T5: DISTANCE & RECKONING
Most of the class was having issues at the 25 yard line, and I was certainly no exception. Focus is the key and I felt like the hammer of Thor had smacked me upside my squash when Steven told us to focus on the front sight so hard that we are able to see the brass eject out of our weapon. My group shrunk by feet and if I did the rest of my job in respect to grip, stance, and trigger control, we were dinging the steel all the way out to 50 yards consistently. THAT felt GOOD. We made it through the rest of the day of teach backs and skill builders until it was time for the qual course again.

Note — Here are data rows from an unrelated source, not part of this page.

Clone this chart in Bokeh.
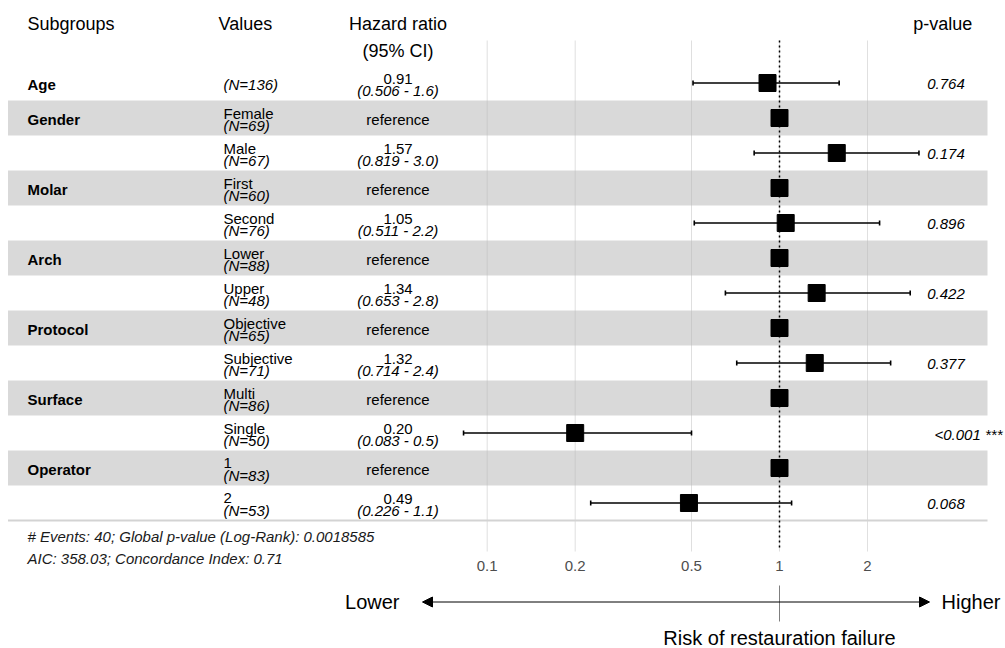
from bokeh.plotting import figure
from bokeh.models import Range1d, ColumnDataSource, Arrow, NormalHead
from bokeh.core.properties import value
from bokeh.embed import file_html
from bokeh.resources import INLINE

# ---------------- data ----------------
groups = ["Age", "Gender", "", "Molar", "", "Arch", "", "Protocol", "", "Surface", "", "Operator", ""]
levels = ["", "Female", "Male", "First", "Second", "Lower", "Upper", "Objective", "Subjective",
          "Multi", "Single", "1", "2"]
counts = [136, 69, 67, 60, 76, 88, 48, 65, 71, 86, 50, 83, 53]
hazard = [0.91, 1.0, 1.57, 1.0, 1.05, 1.0, 1.34, 1.0, 1.32, 1.0, 0.20, 1.0, 0.49]
ci_low = [0.506, None, 0.819, None, 0.511, None, 0.653, None, 0.714, None, 0.083, None, 0.226]
ci_high = [1.6, None, 3.0, None, 2.2, None, 2.8, None, 2.4, None, 0.5, None, 1.1]
p_values = ["0.764", "", "0.174", "", "0.896", "", "0.422", "", "0.377", "", "<0.001 ***", "", "0.068"]
ticks = [0.1, 0.2, 0.5, 1, 2]
tick_labels = ["0.1", "0.2", "0.5", "1", "2"]
footer = ["# Events: 40; Global p-value (Log-Rank): 0.0018585",
          "AIC: 358.03; Concordance Index: 0.71"]
headers = ["Subgroups", "Values", "Hazard ratio", "(95% CI)", "p-value"]
axis_words = ["Lower", "Higher", "Risk of restauration failure"]

# ---------------- layout ----------------
FONT = value("Liberation Sans")
W, H = 1005, 648
X_REF, X_DEC = 779.0, 292.3      # canvas px of HR=1, px per decade
Y_ROW1, Y_STEP = 82.5, 35.0      # canvas px of row 1, px per row

def X(px):  # layout anchor: canvas px -> hazard-ratio axis value
    return 10 ** ((px - X_REF) / X_DEC)

def Y(py):  # layout anchor: canvas px -> row units
    return 1 + (py - Y_ROW1) / Y_STEP

PX = 1 / Y_STEP
COL_GROUP = X(27)
COL_VALUES_HEAD = X(218)
COL_VALUES = X(223)
COL_HR = X(397.5)
COL_P = X(919.4)
COL_P_HEAD = X(971.7)
LEFT, BAND_RIGHT = X(7.5), X(987)

rows = list(range(1, len(levels) + 1))

p = figure(width=W, height=H, x_axis_type="log",
           x_range=Range1d(X(0), X(W)), y_range=Range1d(Y(H), Y(0)),
           output_backend="svg", toolbar_location=None,
           x_axis_location=None, y_axis_location=None,
           min_border=0, outline_line_color=None,
           background_fill_color="white", border_fill_color="white")
p.xgrid.visible = False
p.ygrid.visible = False

# shaded bands
band_rows = [r for r in rows if r % 2 == 0]
p.quad(left=[LEFT] * len(band_rows), right=[BAND_RIGHT] * len(band_rows),
       top=[r - 0.5 for r in band_rows], bottom=[r + 0.5 for r in band_rows],
       fill_color="#d9d9d9", line_color=None)

# vertical grid lines
p.segment(x0=ticks, x1=ticks, y0=[Y(40)] * len(ticks), y1=[Y(551)] * len(ticks),
          line_color="#b8b8b8", line_alpha=0.45, line_width=1)

# bottom rule
p.segment(x0=[LEFT], x1=[BAND_RIGHT], y0=[13.5], y1=[13.5], line_color="#d3d3d3", line_width=2)

# reference dotted line
p.segment(x0=[1], x1=[1], y0=[Y(40)], y1=[Y(548)], line_color="black",
          line_width=1.5, line_dash="2 3")

# CI bars
ci_idx = [i for i in range(len(rows)) if ci_low[i] is not None]
ci_src = ColumnDataSource(dict(
    lo=[ci_low[i] for i in ci_idx], hi=[ci_high[i] for i in ci_idx],
    y=[rows[i] for i in ci_idx],
    ya=[rows[i] - 2.5 * PX for i in ci_idx], yb=[rows[i] + 2.5 * PX for i in ci_idx]))
p.segment(x0="lo", x1="hi", y0="y", y1="y", source=ci_src, line_color="black", line_width=1.6)
p.segment(x0="lo", x1="lo", y0="ya", y1="yb", source=ci_src, line_color="black", line_width=1.6)
p.segment(x0="hi", x1="hi", y0="ya", y1="yb", source=ci_src, line_color="black", line_width=1.6)

# point estimates
p.scatter(x=hazard, y=rows, marker="square", size=17, fill_color="black", line_color="black")

def txt(xs, ys, texts, size="15px", align="left", style="normal", color="black", xoff=None):
    src = ColumnDataSource(dict(x=xs, y=ys, t=texts,
                                xo=xoff if xoff is not None else [0] * len(xs)))
    p.text(x="x", y="y", text="t", x_offset="xo", source=src, text_font=FONT,
           text_font_size=size, text_align=align, text_baseline="middle",
           text_font_style=style, text_color=color)

# headers
txt([COL_GROUP], [Y(23)], [headers[0]], size="18px")
txt([COL_VALUES_HEAD], [Y(23)], [headers[1]], size="18px")
txt([COL_HR], [Y(23)], [headers[2]], size="18px", align="center")
txt([COL_HR], [Y(50.5)], [headers[3]], size="18px", align="center")
txt([COL_P_HEAD], [Y(23)], [headers[4]], size="18px", align="right")

# group names
g_idx = [i for i in range(len(rows)) if groups[i]]
txt([COL_GROUP] * len(g_idx), [rows[i] + 1 * PX for i in g_idx], [groups[i] for i in g_idx], style="bold")

# values column
lv = [i for i in range(len(rows)) if levels[i]]
txt([COL_VALUES] * len(lv), [rows[i] - 5 * PX for i in lv], [levels[i] for i in lv])
txt([COL_VALUES] * len(lv), [rows[i] + 7 * PX for i in lv], ["(N=%d)" % counts[i] for i in lv], style="italic")
nl = [i for i in range(len(rows)) if not levels[i]]
txt([COL_VALUES] * len(nl), [rows[i] + 1 * PX for i in nl], ["(N=%d)" % counts[i] for i in nl], style="italic")

# hazard ratio column
txt([COL_HR] * len(ci_idx), [rows[i] - 4.5 * PX for i in ci_idx], ["%.2f" % hazard[i] for i in ci_idx], align="center")
txt([COL_HR] * len(ci_idx), [rows[i] + 7 * PX for i in ci_idx],
    ["(%.3f - %.1f)" % (ci_low[i], ci_high[i]) for i in ci_idx], align="center", style="italic")
ref_idx = [i for i in range(len(rows)) if ci_low[i] is None]
txt([COL_HR] * len(ref_idx), [rows[i] + 1 * PX for i in ref_idx], ["reference"] * len(ref_idx), align="center")

# p-values (left edge pushed right by 20% of the label width, like hjust=-0.2)
pv = [i for i in range(len(rows)) if p_values[i]]
txt([COL_P] * len(pv), [rows[i] + 1 * PX for i in pv], [p_values[i] for i in pv], style="italic",
    xoff=[0.2 * 7.3 * len(p_values[i]) for i in pv])

# footer
txt([COL_GROUP, COL_GROUP], [Y(535.5), Y(557.5)], footer, style="italic", color="#1a1a1a")

# tick labels
txt(ticks, [Y(565)] * len(ticks), tick_labels, align="center", color="#4d4d4d")

# bottom arrow + labels
p.add_layout(Arrow(x_start=X(422), y_start=Y(601.5), x_end=X(929), y_end=Y(601.5),
                   start=NormalHead(size=10, fill_color="black", line_color="black"),
                   end=NormalHead(size=10, fill_color="black", line_color="black"),
                   line_color="black", line_width=1))
p.segment(x0=[1], x1=[1], y0=[Y(585)], y1=[Y(621)], line_color="#7f7f7f", line_width=1)
txt([X(399)], [Y(601)], [axis_words[0]], size="20px", align="right")
txt([X(941)], [Y(601)], [axis_words[1]], size="20px")
txt([1], [Y(637)], [axis_words[2]], size="20px", align="center")

open("out.html", "w").write(file_html(p, INLINE))
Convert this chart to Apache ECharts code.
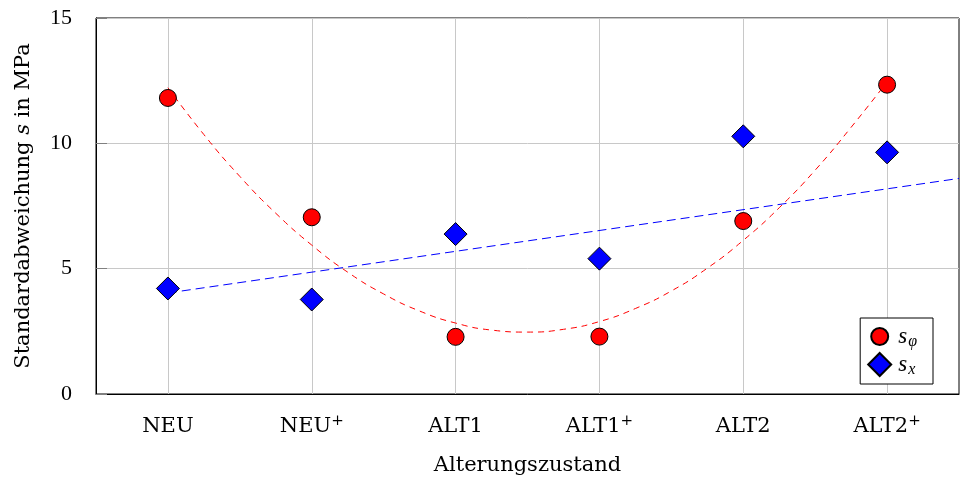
<!DOCTYPE html>
<html><head><meta charset="utf-8">
<script src="https://cdn.jsdelivr.net/npm/echarts@6/dist/echarts.min.js"></script>
<style>html,body{margin:0;padding:0;background:#fff}#c{width:960px;height:481px}</style>
</head><body><div id="c"></div>
<script>
// Categories (x axis)
const categories = ['NEU', 'NEU+', 'ALT1', 'ALT1+', 'ALT2', 'ALT2+'];
// Series values
const sPhi = [11.81, 7.05, 2.28, 2.29, 6.90, 12.34];
const sX = [4.21, 3.77, 6.38, 5.40, 10.28, 9.64];
// Dashed fit curve for s_phi (x = category position)
const phiFitX = [0, 0.25, 0.5, 0.75, 1, 1.25, 1.5, 1.75, 2, 2.25, 2.5, 2.75, 3, 3.25, 3.5, 3.75, 4, 4.25, 4.5, 4.75, 5];
const phiFitY = [12.22, 10.35, 8.68, 7.21, 5.94, 4.86, 3.99, 3.31, 2.83, 2.55, 2.47, 2.58, 2.89, 3.41, 4.11, 5.02, 6.13, 7.43, 8.93, 10.64, 12.45];
// Dashed fit line for s_x
const xFitX = [0, 5.5];
const xFitY = [4.03, 8.60];
// Y tick values
const yTicks = [0, 5, 10, 15];

const NUMFONT = 'Liberation Serif';
const FONT = 'DejaVu Serif';
// legend icons: circle of diameter 17 and diamond of width 23 inside a 23x23 box
const circleIcon = 'path://M0 0M23 23M20 11.5A8.5 8.5 0 1 1 3 11.5A8.5 8.5 0 1 1 20 11.5Z';
const diamondIcon = 'path://M11.5 0L23 11.5L11.5 23L0 11.5Z';

const chart = echarts.init(document.getElementById('c'), null, {renderer: 'canvas'});
const option = {
  animation: false,
  backgroundColor: '#fff',
  grid: {left: 96, right: 1, top: 18, bottom: 85, show: true, borderColor: '#000', borderWidth: 1, backgroundColor: 'transparent'},
  xAxis: [
    {
      type: 'category', data: categories, boundaryGap: true,
      axisLine: {onZero: false, lineStyle: {color: '#000', width: 1}},
      axisTick: {inside: true, alignWithLabel: true, interval: 0, length: 11, lineStyle: {color: '#808080'}},
      splitLine: {show: true, alignWithLabel: true, interval: 0, lineStyle: {color: '#c8c8c8', width: 1}},
      axisLabel: {
        interval: 0, margin: 20, color: '#000', fontFamily: FONT, fontSize: 21,
        formatter: v => v.endsWith('+') ? '{m|' + v.slice(0, -1) + '}{sup|+}' : '{m|' + v + '}',
        rich: {
          m: {fontFamily: FONT, fontSize: 21, color: '#000', lineHeight: 26},
          sup: {fontFamily: FONT, fontSize: 15, color: '#000', verticalAlign: 'top', lineHeight: 14}
        }
      },
      name: 'Alterungszustand', nameLocation: 'middle', nameGap: 61,
      nameTextStyle: {fontFamily: FONT, fontSize: 21, color: '#000'}
    },
    {type: 'value', min: -0.5, max: 5.5, show: false, axisLine: {onZero: false}}
  ],
  yAxis: {
    type: 'value', min: 0, max: 15, interval: 5,
    axisLine: {show: true, onZero: false, lineStyle: {color: '#000', width: 1}},
    axisTick: {show: true, inside: true, length: 11, lineStyle: {color: '#808080'}},
    splitLine: {show: true, lineStyle: {color: '#c8c8c8', width: 1}},
    axisLabel: {margin: 24, color: '#000', fontFamily: NUMFONT, fontSize: 22},
    name: 'Standardabweichung {i|s} in MPa', nameLocation: 'middle', nameGap: 62,
    nameTextStyle: {fontFamily: FONT, fontSize: 21, color: '#000',
      rich: {i: {fontFamily: FONT, fontSize: 21, fontStyle: 'italic', color: '#000'}}}
  },
  legend: {
    orient: 'vertical', right: 27, bottom: 97,
    data: [{name: 'sphi', icon: circleIcon}, {name: 'sx', icon: diamondIcon}],
    backgroundColor: '#fff', borderColor: '#000', borderWidth: 1, borderRadius: 0,
    padding: [6, 16, 6, 7], itemGap: 2, itemWidth: 23, itemHeight: 23,
    formatter: n => n === 'sphi' ? '{s|s}{sub|φ}' : '{s|s}{sub|x}',
    textStyle: {fontFamily: NUMFONT, fontSize: 22, color: '#000',
      rich: {
        s: {fontFamily: NUMFONT, fontSize: 23, fontStyle: 'italic', color: '#000', lineHeight: 23, padding: [0, 1, 0, 2]},
        sub: {fontFamily: NUMFONT, fontSize: 16, fontStyle: 'italic', color: '#000', verticalAlign: 'top', lineHeight: 14, padding: [9, 0, 0, 0]}
      }}
  },
  series: [
    {
      name: 'phiFit', type: 'line', xAxisIndex: 1, z: 1, silent: true,
      data: phiFitX.map((x, i) => [x, phiFitY[i]]), smooth: true, showSymbol: false, symbol: 'none',
      lineStyle: {color: '#ff0000', width: 1, type: [6, 5]}
    },
    {
      name: 'xFit', type: 'line', xAxisIndex: 1, z: 1, silent: true,
      data: xFitX.map((x, i) => [x, xFitY[i]]), showSymbol: false, symbol: 'none',
      lineStyle: {color: '#0000ff', width: 1, type: [9, 5]}
    },
    {
      name: 'sphi', type: 'scatter', xAxisIndex: 0, z: 3, data: sPhi,
      symbol: 'circle', symbolSize: 17,
      itemStyle: {color: '#ff0000', borderColor: '#000', borderWidth: 1, opacity: 1}
    },
    {
      name: 'sx', type: 'scatter', xAxisIndex: 0, z: 3, data: sX,
      symbol: 'diamond', symbolSize: 23,
      itemStyle: {color: '#0000ff', borderColor: '#000', borderWidth: 1, opacity: 1}
    }
  ]
};
chart.setOption(option);
</script>
</body></html>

I was one of four out of eleven that still had to pass since I decided to wait until Friday to smoke this thing. No pressure, right?
That’s the ticket though. Steve rallied the troops before we started and asked us individually why we came to this class. Not a single one of us said “To pass the qual.” We all had a common goal: becoming better shooters and better instructors. That box was checked and at that point I was mildly interested if I passed or not. I pride myself on my skills with a pistol as it is literally my bread and butter. I had a solution… get mad. Just so we are all on the same sheet of music the qual is 25 rounds, starting at the 25 with various time hacks, position changes, mag changes, malfunction drills, and movement. You need 80% or better to pass, which means you have to get at least 25 within the 8″ target area on the “Brett” target without touching the line. Anything outside of the circle is a miss, anything outside body or touching the white is a disqualification. No pressure, right?
I may have been the proverbial blind squirrel but either way I found my nut that day. I came to learn and improve but the cherry on top tastes pretty friggin good.
Also… hat’s off to my wife and those who watched our kiddos during this training. It wouldn’t have been possible without you all!